Super Pumped: The Battle for Uber (Sunday, linear Crave, 10 p.m. and streaming on Crave) is the first instalment of an anthology series in which each season will explore a story that “rocked the business world to its core and changed culture.” Here, Joseph Gordon-Levitt plays, with some gusto, Travis Kalanick, Uber’s co-founder and CEO who was ultimately ousted in a boardroom coup. As such it’s all about ego and vanity among the “bros” of Silicon Valley, their bluster and their often ruthless attempts to scam others. Made with a full-throttle visual energy that sometimes works and sometimes feels wearying, it could make you loathe these self-proclaimed disrupters. Its centre is the sort-of father/son relationship between Kalanick and mentor Bill Gurley (Kyle Chandler), a quiet-spoken Texas venture capitalist who bet on Uber’s success, but faced Kalanick’s monstrous ego and delusion. In eight parts, weekly, it’s so pumped about these people it can make you exhausted.

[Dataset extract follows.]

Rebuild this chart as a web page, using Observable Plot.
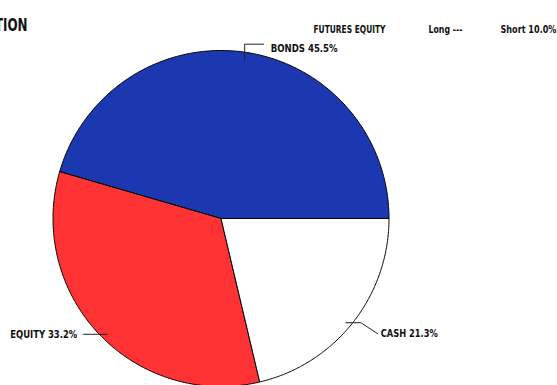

Finally if you want a different kind of reality dating show, one that doesn’t feature improbably attractive and dumb twentysomethings, try My Mom, Your Dad (HBO Canada, Saturday, 8 p.m.). It’s all about middle-aged singles, ones with adult kids who want their parents to find love. Seven adult children take their parents to a retreat, where the older people are told that “dating consultants” will help them find a match in the house. Thing is, those consultants are actually the kids, who are in a nearby house and monitoring everything. And interfering. Not as clever as it thinks it is, but definitely different.